Wozniak wanted to share his idea with the other Homebrew members, but Jobs convinced him that they could sell pre-printed circuit boards instead of giving the design away for free. The two scraped together their savings to fund their new partnership, which Jobs dubbed “Apple Computers” after an apple orchard commune he’d worked at in college.
(Shortform note: One of the keys to Apple’s success is the concept of emotional branding. Instead of merely advertising the quality of its products, such branding promotes good feelings in customers. According to Isaacson, this goes back to Jobs’s choice of the company’s name. The juxtaposition of “Apple” and “Computer” conveys a feeling of playfulness and fun.)
Wozniak and Jobs introduced the Apple I at the Homebrew Computer Club, where it caught the attention of a local computer dealer.

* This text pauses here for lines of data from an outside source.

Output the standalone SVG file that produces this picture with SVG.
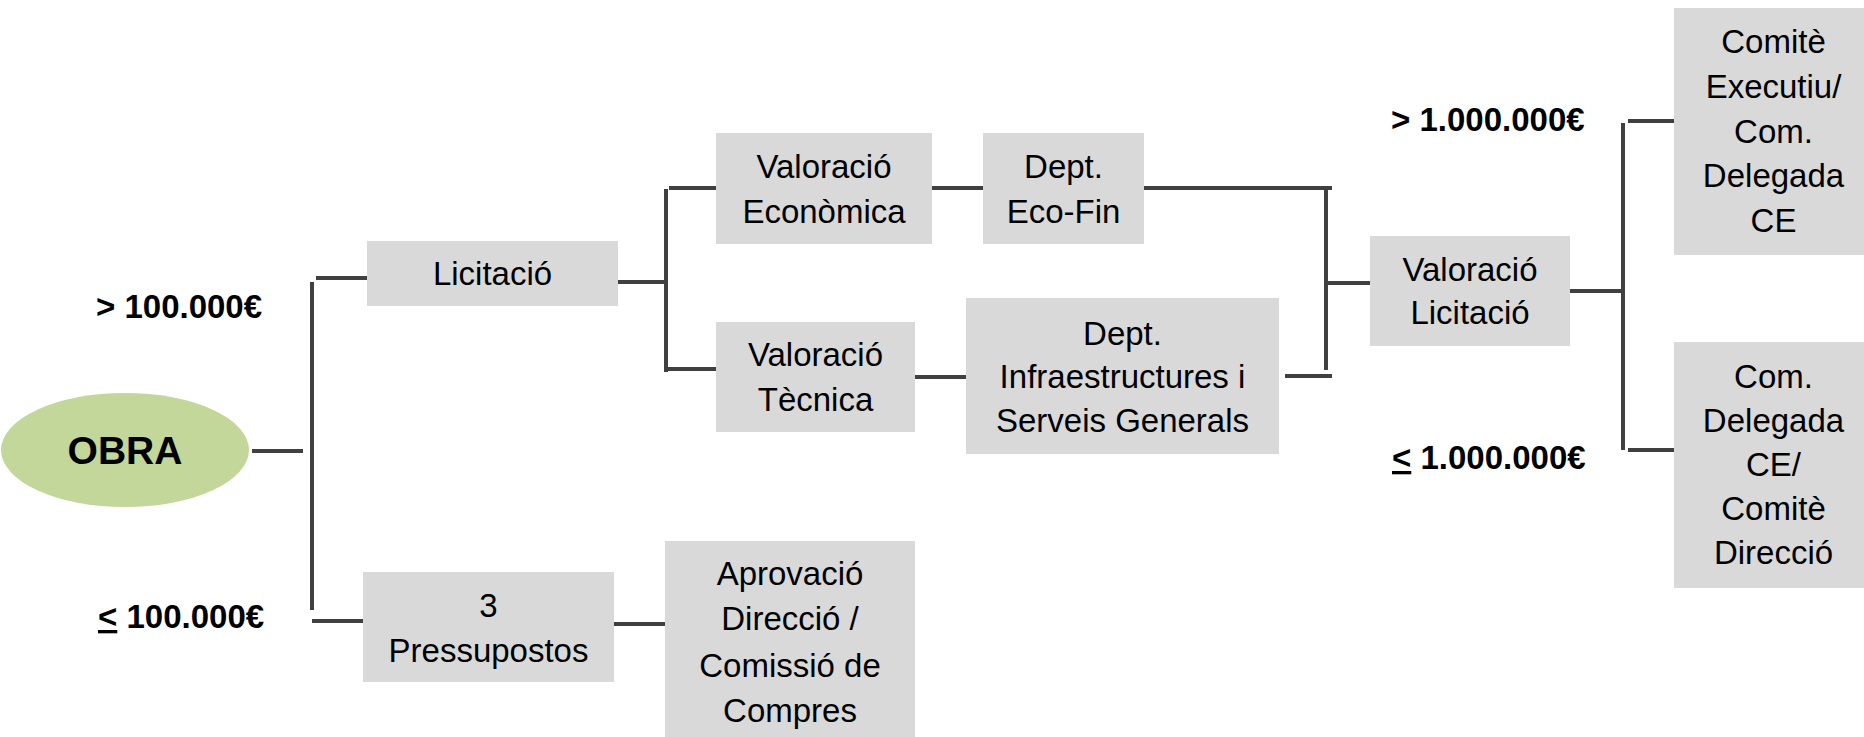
<svg xmlns="http://www.w3.org/2000/svg" width="1864" height="737" viewBox="0 0 1864 737">
<style>
.box{fill:#d9d9d9}
.t{font-family:"Liberation Sans",Arial,sans-serif;font-size:33px;fill:#000;text-anchor:middle}
.b{font-family:"Liberation Sans",Arial,sans-serif;font-size:33px;font-weight:bold;fill:#000}
.c{stroke:#404040;stroke-width:4;fill:none}
</style>
<rect width="1864" height="737" fill="#fff"/>
<g id="connectors" class="c">
<path d="M252 451H303"/>
<path d="M312 282V610"/>
<path d="M316 278H367"/>
<path d="M312 621H363"/>
<path d="M618 282H668"/>
<path d="M666 189V372"/>
<path d="M669 188H716"/>
<path d="M666 369H716"/>
<path d="M932 188H983"/>
<path d="M1144 188H1332"/>
<path d="M1326 188V370"/>
<path d="M1285 376H1332"/>
<path d="M1326 283H1370"/>
<path d="M915 377H966"/>
<path d="M1570 291H1621"/>
<path d="M1623 123V450"/>
<path d="M1628 121H1674"/>
<path d="M1628 450H1674"/>
<path d="M614 624H665"/>
</g>
<g id="obra">
<ellipse cx="125" cy="450" rx="124" ry="57" fill="#c4d79b"/>
<text x="125" y="464" font-family="Liberation Sans, Arial, sans-serif" font-size="39" font-weight="bold" text-anchor="middle">OBRA</text>
</g>
<g id="labels">
<text class="b" x="96" y="318">&gt; 100.000€</text>
<text class="b" x="98" y="628"><tspan style="text-decoration:underline">&lt;</tspan> 100.000€</text>
<text class="b" x="1391" y="131">&gt; 1.000.000€</text>
<text class="b" x="1392" y="469"><tspan style="text-decoration:underline">&lt;</tspan> 1.000.000€</text>
</g>
<g id="licitacio">
<rect class="box" x="367" y="241" width="251" height="65"/>
<text class="t" x="492.5" y="285">Licitació</text>
</g>
<g id="val-economica">
<rect class="box" x="716" y="133" width="216" height="111"/>
<text class="t" x="824" y="178">Valoració</text>
<text class="t" x="824" y="223">Econòmica</text>
</g>
<g id="val-tecnica">
<rect class="box" x="716" y="322" width="199" height="110"/>
<text class="t" x="815.5" y="366">Valoració</text>
<text class="t" x="815.5" y="411">Tècnica</text>
</g>
<g id="dept-ecofin">
<rect class="box" x="983" y="133" width="161" height="111"/>
<text class="t" x="1063.5" y="178">Dept.</text>
<text class="t" x="1063.5" y="223">Eco-Fin</text>
</g>
<g id="dept-infra">
<rect class="box" x="966" y="298" width="313" height="156"/>
<text class="t" x="1122.5" y="345">Dept.</text>
<text class="t" x="1122.5" y="388">Infraestructures i</text>
<text class="t" x="1122.5" y="432">Serveis Generals</text>
</g>
<g id="val-licitacio">
<rect class="box" x="1370" y="236" width="200" height="110"/>
<text class="t" x="1470" y="281">Valoració</text>
<text class="t" x="1470" y="324">Licitació</text>
</g>
<g id="comite-executiu">
<rect class="box" x="1674" y="8" width="199" height="247"/>
<text class="t" x="1773.5" y="53">Comitè</text>
<text class="t" x="1773.5" y="98">Executiu/</text>
<text class="t" x="1773.5" y="143">Com.</text>
<text class="t" x="1773.5" y="187">Delegada</text>
<text class="t" x="1773.5" y="232">CE</text>
</g>
<g id="com-delegada">
<rect class="box" x="1674" y="342" width="199" height="246"/>
<text class="t" x="1773.5" y="388">Com.</text>
<text class="t" x="1773.5" y="432">Delegada</text>
<text class="t" x="1773.5" y="476">CE/</text>
<text class="t" x="1773.5" y="520">Comitè</text>
<text class="t" x="1773.5" y="564">Direcció</text>
</g>
<g id="pressupostos">
<rect class="box" x="363" y="572" width="251" height="110"/>
<text class="t" x="488.5" y="617">3</text>
<text class="t" x="488.5" y="662">Pressupostos</text>
</g>
<g id="aprovacio">
<rect class="box" x="665" y="541" width="250" height="204"/>
<text class="t" x="790" y="585">Aprovació</text>
<text class="t" x="790" y="630">Direcció /</text>
<text class="t" x="790" y="677">Comissió de</text>
<text class="t" x="790" y="722">Compres</text>
</g>
</svg>
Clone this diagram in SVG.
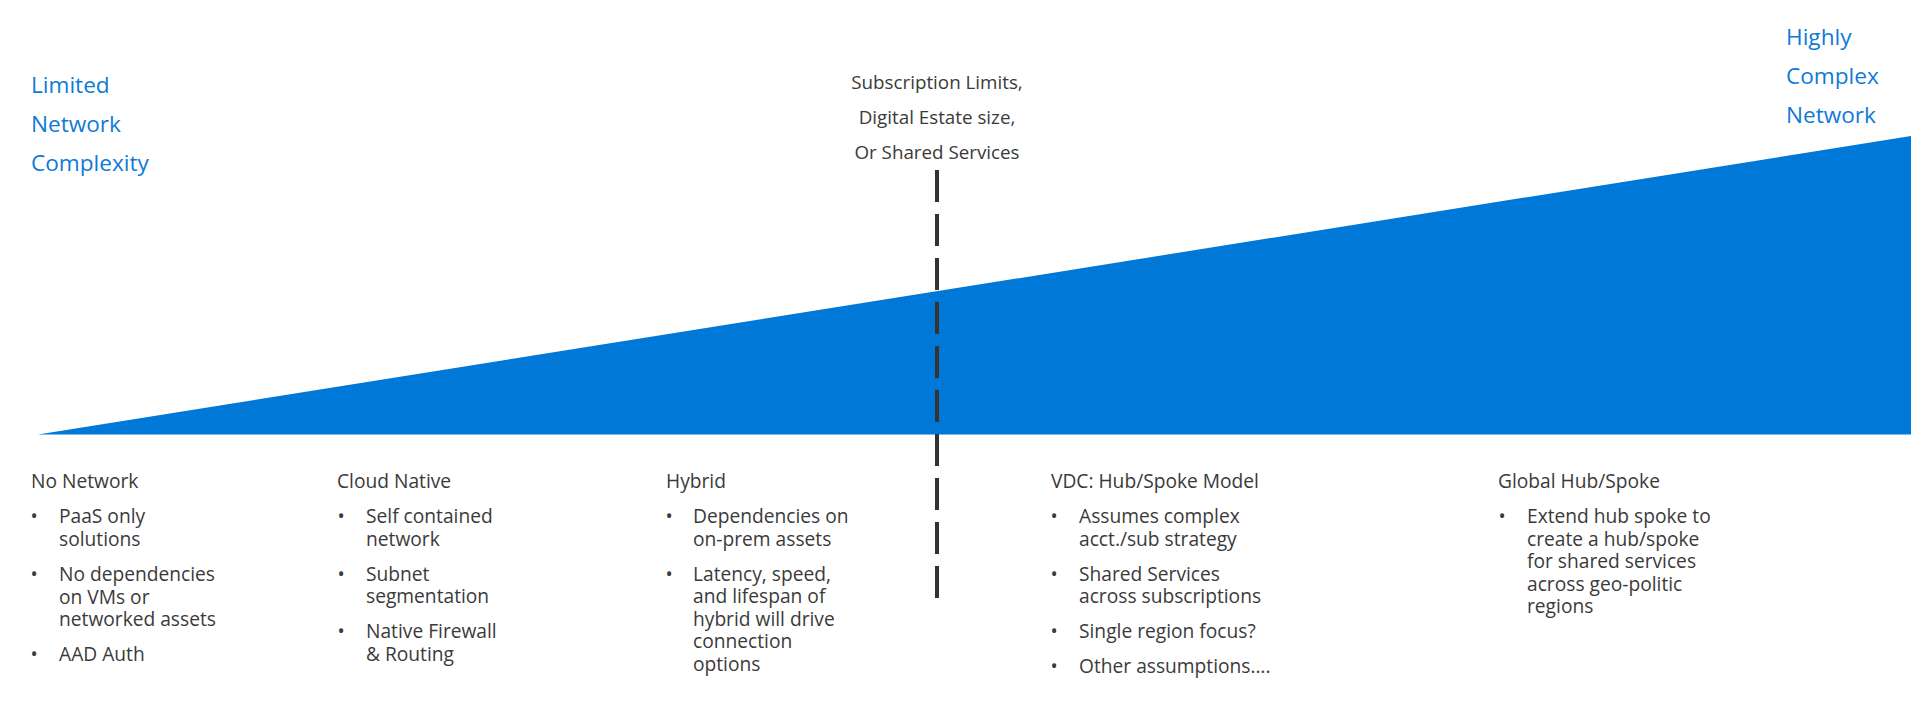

Jobs’s parents’ garage became their first factory, where friends and family became the assembly line to manufacture the Apple I circuits.
Already thinking ahead, Jobs decided their next model should be a fully integrated system that required no assembly by the user. He intended to take the personal computer from a hobbyist’s toy to a product for the general public. He and Wozniak went into business with Mike Markkula, formerly at Intel, to fund Apple’s expansion and production costs. (Shortform note: Mike Markkula, Apple’s unsung third founder, was often thought of as “the adult in the room” to mediate between Jobs and Wozniak, though he was also a programmer and engineer.)
The Apple II debuted in 1977, kicking off the personal computer industry. (Shortform note: While Apple may have launched the personal computer into the public eye, it was not the only company in the market. Tandy’s TRS-80 was released a month after the Apple II, with the Commodore PET following in December. All three ran versions of the programming language BASIC, and are collectively known as the 1977 Trinity.)
The Revolutionary Altair
Before the invention of the microprocessor, computers were large, expensive mainframes owned by universities, corporations, or governments. Instructions would be fed to the mainframe using punch card systems or teletype terminals. A computer that could fit in a home, or even on a table, was unthinkable.
The Altair 8800 was a do-it-yourself computer kit developed by a team of Air Force veterans. It included an internal 8-bit microprocessor, and its interface was a panel of switches and lights. In 1975, Popular Electronics hailed it as “the most powerful computer ever presented.”